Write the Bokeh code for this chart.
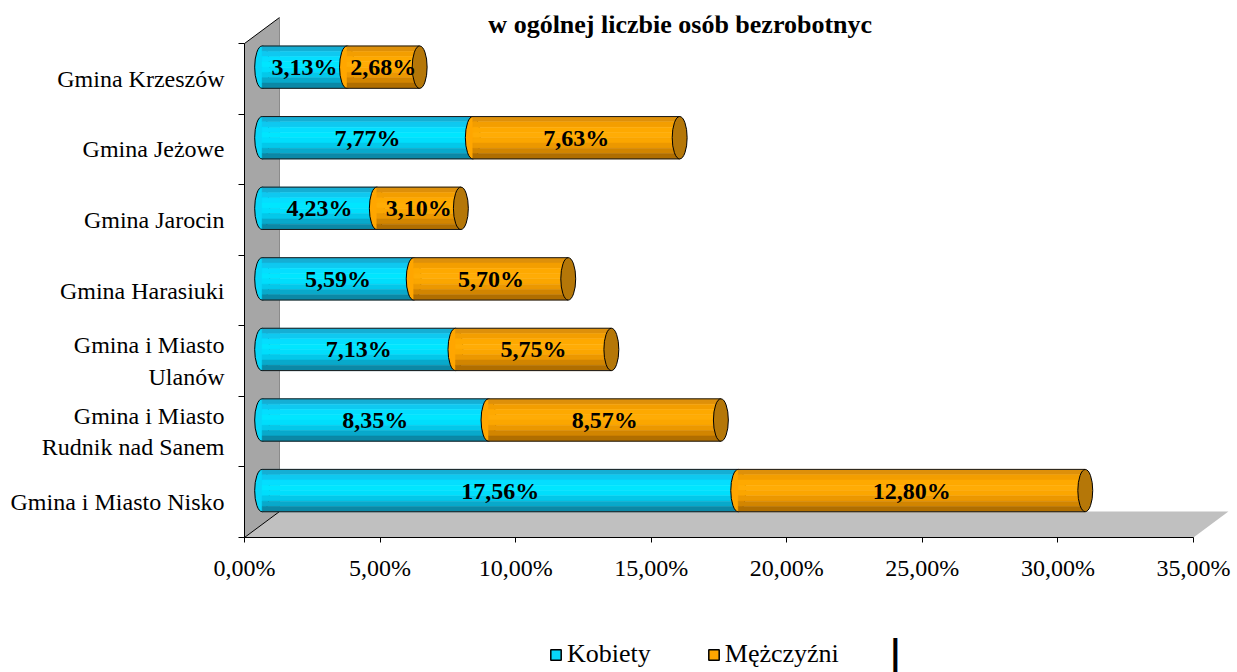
from bokeh.plotting import figure
from bokeh.models import ColumnDataSource, FixedTicker, Range1d, Legend, LegendItem, Label
from bokeh.embed import file_html
from bokeh.resources import INLINE
from bokeh.core.properties import value

# ---------------- data ----------------
gminy = ["Gmina i Miasto Nisko", "Gmina i Miasto\nRudnik nad Sanem", "Gmina i Miasto\nUlanów",
         "Gmina Harasiuki", "Gmina Jarocin", "Gmina Jeżowe", "Gmina Krzeszów"]
kobiety = [17.56, 8.35, 7.13, 5.59, 4.23, 7.77, 3.13]
mezczyzni = [12.80, 8.57, 5.75, 5.70, 3.10, 7.63, 2.68]
series_names = ["Kobiety", "Mężczyźni"]
x_ticks = [0, 5, 10, 15, 20, 25, 30, 35]
x_tick_labels = ["0,00%", "5,00%", "10,00%", "15,00%", "20,00%", "25,00%", "30,00%", "35,00%"]
title_text = "w ogólnej liczbie  osób bezrobotnyc"

# ---------------- style ----------------
FONT = "Liberation Serif"
X_SHIFT = 0.65      # 3D depth shift of bars (x, in % units)
Y_SHIFT = 0.165     # 3D depth shift of bars (y, in category units)
BAR_H = 0.6
CAP_W = 0.55
DEPTH_X = 1.29
DEPTH_Y = 0.368
cyan_stripes = ["#15AED4", "#0FC8F0", "#05DEFF", "#00E6FF", "#00DEFC", "#03C8EA", "#08A9CB", "#0B88A6"]
orange_stripes = ["#DE900A", "#F39E00", "#FEA900", "#FFAC05", "#FBA600", "#EC9800", "#D28500", "#B06E00"]
CYAN = "#08D6F8"
ORANGE = "#FFA600"
CAP = "#B57708"

n_cat = len(gminy)
X_START = -9.0
X_END = 36.44
Y_END = 7.397
Y_START = -1.913

p = figure(width=1237, height=672, output_backend="svg", toolbar_location=None,
           x_range=Range1d(X_START, X_END), y_range=Range1d(Y_START, Y_END),
           min_border_left=0, min_border_right=5, min_border_top=15, min_border_bottom=0)
p.outline_line_color = None
p.xgrid.visible = False
p.ygrid.visible = False
p.background_fill_color = "white"

# walls
p.patch([0, DEPTH_X, DEPTH_X + x_ticks[-1], x_ticks[-1]], [0, DEPTH_Y, DEPTH_Y, 0],
        fill_color="#C0C0C0", line_color=None)
p.patch([0, DEPTH_X, DEPTH_X, 0], [0, DEPTH_Y, n_cat + DEPTH_Y, n_cat],
        fill_color="#A6A6A6", line_color=None)
p.multi_line([[0, DEPTH_X], [0, DEPTH_X], [DEPTH_X, DEPTH_X]],
             [[0, DEPTH_Y], [n_cat, n_cat + DEPTH_Y], [DEPTH_Y, n_cat + DEPTH_Y]],
             line_color=["#000000", "#000000", "#8A8A8A"], line_width=1)

# bars
yc = [i + 0.5 + Y_SHIFT for i in range(n_cat)]
k_start = [X_SHIFT] * n_cat
k_end = [X_SHIFT + k for k in kobiety]
m_end = [X_SHIFT + k + m for k, m in zip(kobiety, mezczyzni)]

def stripes(left, right, colors):
    ys, ls, rs, cs = [], [], [], []
    n = len(colors)
    for i in range(n_cat):
        for j, c in enumerate(colors):
            ys.append(yc[i] + BAR_H / 2 - (j + 0.5) * BAR_H / n)
            ls.append(left[i]); rs.append(right[i]); cs.append(c)
    return ColumnDataSource(dict(y=ys, left=ls, right=rs, c=cs)), BAR_H / n

p.ellipse(x=k_start, y=yc, width=CAP_W, height=BAR_H, fill_color=CYAN, line_color="black", line_width=1)
src_k, sh = stripes(k_start, k_end, cyan_stripes)
p.hbar(y="y", left="left", right="right", height=sh, fill_color="c", line_color="c", line_width=0.5, source=src_k)
p.ellipse(x=k_end, y=yc, width=CAP_W, height=BAR_H, fill_color=ORANGE, line_color="black", line_width=1)
src_m, sh = stripes(k_end, m_end, orange_stripes)
p.hbar(y="y", left="left", right="right", height=sh, fill_color="c", line_color="c", line_width=0.5, source=src_m)
p.segment(x0=k_start + k_start, y0=[y + BAR_H / 2 for y in yc] + [y - BAR_H / 2 for y in yc],
          x1=m_end + m_end, y1=[y + BAR_H / 2 for y in yc] + [y - BAR_H / 2 for y in yc],
          line_color="#1A1A1A", line_width=1)
p.ellipse(x=m_end, y=yc, width=CAP_W, height=BAR_H, fill_color=CAP, line_color="black", line_width=1)

def fmt(v):
    return f"{v:.2f}".replace(".", ",") + "%"

lab_x = [(a + b) / 2 for a, b in zip(k_start, k_end)] + [(a + b) / 2 for a, b in zip(k_end, m_end)]
lab_y = yc + yc
lab_t = [fmt(v) for v in kobiety] + [fmt(v) for v in mezczyzni]
p.text(x=lab_x, y=lab_y, text=lab_t, text_align="center", text_baseline="middle",
       text_font=value(FONT), text_font_style="bold", text_font_size="24px", text_color="black")

# axes
xa = p.xaxis[0]
xa.fixed_location = 0
xa.ticker = FixedTicker(ticks=x_ticks)
xa.bounds = (x_ticks[0], x_ticks[-1])
xa.major_label_overrides = {t: l for t, l in zip(x_ticks, x_tick_labels)}
xa.minor_tick_line_color = None
xa.major_tick_out = 5
xa.major_tick_in = 0
xa.axis_line_color = "black"
xa.major_tick_line_color = "black"
xa.major_label_text_font = FONT
xa.major_label_text_font_size = "24px"
xa.major_label_text_color = "black"
xa.major_label_standoff = 12

ya = p.yaxis[0]
ya.fixed_location = 0
centers = [i + 0.5 for i in range(n_cat)]
ya.ticker = FixedTicker(ticks=centers, minor_ticks=list(range(n_cat + 1)))
ya.bounds = (0, n_cat)
ya.major_label_overrides = {c: g for c, g in zip(centers, gminy)}
ya.major_tick_out = 0
ya.major_tick_in = 0
ya.minor_tick_out = 6
ya.minor_tick_in = 0
ya.minor_tick_line_color = "black"
ya.axis_line_color = "black"
ya.major_label_text_font = FONT
ya.major_label_text_font_size = "24px"
ya.major_label_text_color = "black"
ya.major_label_standoff = 14

# title
p.add_layout(Label(x=16.19, y=7.27, text=title_text, text_align="center", text_baseline="middle",
                   text_font=FONT, text_font_style="bold", text_font_size="26px", text_color="black"))

# legend
nan = float("nan")
r_k = p.quad(left=[nan], right=[nan], top=[nan], bottom=[nan], fill_color=CYAN, line_color="black", line_width=1.5)
r_m = p.quad(left=[nan], right=[nan], top=[nan], bottom=[nan], fill_color=ORANGE, line_color="black", line_width=1.5)
legend = Legend(items=[LegendItem(label=series_names[0], renderers=[r_k]),
                       LegendItem(label=series_names[1], renderers=[r_m])],
                location=(549, 3), orientation="horizontal")
legend.glyph_width = 13
legend.glyph_height = 13
legend.label_standoff = 5
legend.spacing = 56
legend.padding = 0
legend.margin = 0
legend.border_line_color = None
legend.background_fill_alpha = 0
legend.label_text_font = FONT
legend.label_text_font_size = "26px"
legend.label_text_color = "black"
p.add_layout(legend, "center")

p.add_layout(Label(x=24.0, y=Y_START, text="|", text_align="center", text_baseline="bottom",
                   text_font="DejaVu Sans", text_font_style="bold", text_font_size="36px", text_color="black"))

open("out.html", "w").write(file_html(p, INLINE))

(Work to complete) Retype the data above exactly; pictures are not part of the copy.

(Exercise solution)
Write the Bokeh code for this chart.
from bokeh.plotting import figure
from bokeh.models import ColumnDataSource, FixedTicker, Range1d, Legend, LegendItem, Label
from bokeh.embed import file_html
from bokeh.resources import INLINE
from bokeh.core.properties import value

# ---------------- data ----------------
gminy = ["Gmina i Miasto Nisko", "Gmina i Miasto\nRudnik nad Sanem", "Gmina i Miasto\nUlanów",
         "Gmina Harasiuki", "Gmina Jarocin", "Gmina Jeżowe", "Gmina Krzeszów"]
kobiety = [17.56, 8.35, 7.13, 5.59, 4.23, 7.77, 3.13]
mezczyzni = [12.80, 8.57, 5.75, 5.70, 3.10, 7.63, 2.68]
series_names = ["Kobiety", "Mężczyźni"]
x_ticks = [0, 5, 10, 15, 20, 25, 30, 35]
x_tick_labels = ["0,00%", "5,00%", "10,00%", "15,00%", "20,00%", "25,00%", "30,00%", "35,00%"]
title_text = "w ogólnej liczbie  osób bezrobotnyc"

# ---------------- style ----------------
FONT = "Liberation Serif"
X_SHIFT = 0.65      # 3D depth shift of bars (x, in % units)
Y_SHIFT = 0.165     # 3D depth shift of bars (y, in category units)
BAR_H = 0.6
CAP_W = 0.55
DEPTH_X = 1.29
DEPTH_Y = 0.368
cyan_stripes = ["#15AED4", "#0FC8F0", "#05DEFF", "#00E6FF", "#00DEFC", "#03C8EA", "#08A9CB", "#0B88A6"]
orange_stripes = ["#DE900A", "#F39E00", "#FEA900", "#FFAC05", "#FBA600", "#EC9800", "#D28500", "#B06E00"]
CYAN = "#08D6F8"
ORANGE = "#FFA600"
CAP = "#B57708"

n_cat = len(gminy)
X_START = -9.0
X_END = 36.44
Y_END = 7.397
Y_START = -1.913

p = figure(width=1237, height=672, output_backend="svg", toolbar_location=None,
           x_range=Range1d(X_START, X_END), y_range=Range1d(Y_START, Y_END),
           min_border_left=0, min_border_right=5, min_border_top=15, min_border_bottom=0)
p.outline_line_color = None
p.xgrid.visible = False
p.ygrid.visible = False
p.background_fill_color = "white"

# walls
p.patch([0, DEPTH_X, DEPTH_X + x_ticks[-1], x_ticks[-1]], [0, DEPTH_Y, DEPTH_Y, 0],
        fill_color="#C0C0C0", line_color=None)
p.patch([0, DEPTH_X, DEPTH_X, 0], [0, DEPTH_Y, n_cat + DEPTH_Y, n_cat],
        fill_color="#A6A6A6", line_color=None)
p.multi_line([[0, DEPTH_X], [0, DEPTH_X], [DEPTH_X, DEPTH_X]],
             [[0, DEPTH_Y], [n_cat, n_cat + DEPTH_Y], [DEPTH_Y, n_cat + DEPTH_Y]],
             line_color=["#000000", "#000000", "#8A8A8A"], line_width=1)

# bars
yc = [i + 0.5 + Y_SHIFT for i in range(n_cat)]
k_start = [X_SHIFT] * n_cat
k_end = [X_SHIFT + k for k in kobiety]
m_end = [X_SHIFT + k + m for k, m in zip(kobiety, mezczyzni)]

def stripes(left, right, colors):
    ys, ls, rs, cs = [], [], [], []
    n = len(colors)
    for i in range(n_cat):
        for j, c in enumerate(colors):
            ys.append(yc[i] + BAR_H / 2 - (j + 0.5) * BAR_H / n)
            ls.append(left[i]); rs.append(right[i]); cs.append(c)
    return ColumnDataSource(dict(y=ys, left=ls, right=rs, c=cs)), BAR_H / n

p.ellipse(x=k_start, y=yc, width=CAP_W, height=BAR_H, fill_color=CYAN, line_color="black", line_width=1)
src_k, sh = stripes(k_start, k_end, cyan_stripes)
p.hbar(y="y", left="left", right="right", height=sh, fill_color="c", line_color="c", line_width=0.5, source=src_k)
p.ellipse(x=k_end, y=yc, width=CAP_W, height=BAR_H, fill_color=ORANGE, line_color="black", line_width=1)
src_m, sh = stripes(k_end, m_end, orange_stripes)
p.hbar(y="y", left="left", right="right", height=sh, fill_color="c", line_color="c", line_width=0.5, source=src_m)
p.segment(x0=k_start + k_start, y0=[y + BAR_H / 2 for y in yc] + [y - BAR_H / 2 for y in yc],
          x1=m_end + m_end, y1=[y + BAR_H / 2 for y in yc] + [y - BAR_H / 2 for y in yc],
          line_color="#1A1A1A", line_width=1)
p.ellipse(x=m_end, y=yc, width=CAP_W, height=BAR_H, fill_color=CAP, line_color="black", line_width=1)

def fmt(v):
    return f"{v:.2f}".replace(".", ",") + "%"

lab_x = [(a + b) / 2 for a, b in zip(k_start, k_end)] + [(a + b) / 2 for a, b in zip(k_end, m_end)]
lab_y = yc + yc
lab_t = [fmt(v) for v in kobiety] + [fmt(v) for v in mezczyzni]
p.text(x=lab_x, y=lab_y, text=lab_t, text_align="center", text_baseline="middle",
       text_font=value(FONT), text_font_style="bold", text_font_size="24px", text_color="black")

# axes
xa = p.xaxis[0]
xa.fixed_location = 0
xa.ticker = FixedTicker(ticks=x_ticks)
xa.bounds = (x_ticks[0], x_ticks[-1])
xa.major_label_overrides = {t: l for t, l in zip(x_ticks, x_tick_labels)}
xa.minor_tick_line_color = None
xa.major_tick_out = 5
xa.major_tick_in = 0
xa.axis_line_color = "black"
xa.major_tick_line_color = "black"
xa.major_label_text_font = FONT
xa.major_label_text_font_size = "24px"
xa.major_label_text_color = "black"
xa.major_label_standoff = 12

ya = p.yaxis[0]
ya.fixed_location = 0
centers = [i + 0.5 for i in range(n_cat)]
ya.ticker = FixedTicker(ticks=centers, minor_ticks=list(range(n_cat + 1)))
ya.bounds = (0, n_cat)
ya.major_label_overrides = {c: g for c, g in zip(centers, gminy)}
ya.major_tick_out = 0
ya.major_tick_in = 0
ya.minor_tick_out = 6
ya.minor_tick_in = 0
ya.minor_tick_line_color = "black"
ya.axis_line_color = "black"
ya.major_label_text_font = FONT
ya.major_label_text_font_size = "24px"
ya.major_label_text_color = "black"
ya.major_label_standoff = 14

# title
p.add_layout(Label(x=16.19, y=7.27, text=title_text, text_align="center", text_baseline="middle",
                   text_font=FONT, text_font_style="bold", text_font_size="26px", text_color="black"))

# legend
nan = float("nan")
r_k = p.quad(left=[nan], right=[nan], top=[nan], bottom=[nan], fill_color=CYAN, line_color="black", line_width=1.5)
r_m = p.quad(left=[nan], right=[nan], top=[nan], bottom=[nan], fill_color=ORANGE, line_color="black", line_width=1.5)
legend = Legend(items=[LegendItem(label=series_names[0], renderers=[r_k]),
                       LegendItem(label=series_names[1], renderers=[r_m])],
                location=(549, 3), orientation="horizontal")
legend.glyph_width = 13
legend.glyph_height = 13
legend.label_standoff = 5
legend.spacing = 56
legend.padding = 0
legend.margin = 0
legend.border_line_color = None
legend.background_fill_alpha = 0
legend.label_text_font = FONT
legend.label_text_font_size = "26px"
legend.label_text_color = "black"
p.add_layout(legend, "center")

p.add_layout(Label(x=24.0, y=Y_START, text="|", text_align="center", text_baseline="bottom",
                   text_font="DejaVu Sans", text_font_style="bold", text_font_size="36px", text_color="black"))

open("out.html", "w").write(file_html(p, INLINE))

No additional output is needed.